Fourth Principle - Separation of Powers
This is a Western approach; but, it seems to have merit in difficult areas like corruption.
Entities which participate in the identification and punishment of corrupt behavior should be different entities. For example, suppose a criminal law exists which states that a national government bureau employee who takes money or property and provides an exemption for an applicant to the bureau is guilty of a crime and will be fined a sum of money and be fired from the bureau.
Ideally, the national government's prosecutor prepares a case against the employee with all the relevant facts. The prosecutor's office then presents the case to a national government judge who listens to the prosecution and the defense, then makes a determination of innocence or guilt and assigns the punishment.
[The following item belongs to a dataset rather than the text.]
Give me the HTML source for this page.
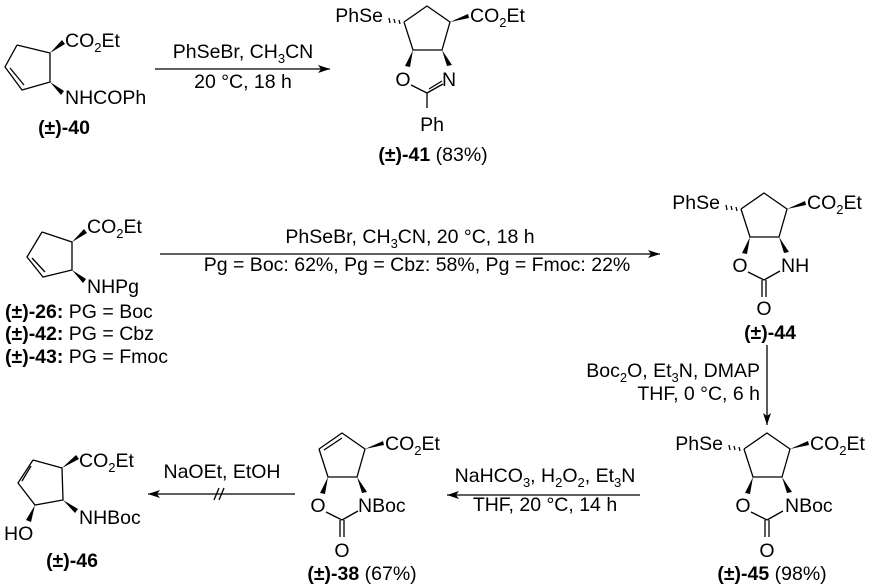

If the prosecutor's office also has the power to determine the guilt or innocence, the process is more likely to be viewed as corrupt and is also more susceptible to corruption since only one person has to be bribe.
Fifth Principle - Laws Conform to the Jurisdiction
The above example concerns a national or federal law, prosecutor and judge. If the case concerned a city law, then the prosecution would proceed under a city law with a city prosecutor and judge.
City judges cannot prosecute federal crimes and federal judges cannot decide offenses against city laws.
Sixth Principle - Separate Powers Chosen Separately
While one part of the prosecution process can be chosen by one part of the government, the other part should be chosen differently. For example, federal prosecutors can be appointed by the federal government directly, but federal judges should be either elected in a national election or appointed by the government subject to confirmation by the legislature.
Seventh Principle - Consumer/Worker Lawsuits
As an additional check on institutional abuses, consumers and workers are allowed to sue for damages. If this power is weakened, then regulations before the fact of abuse become even more important.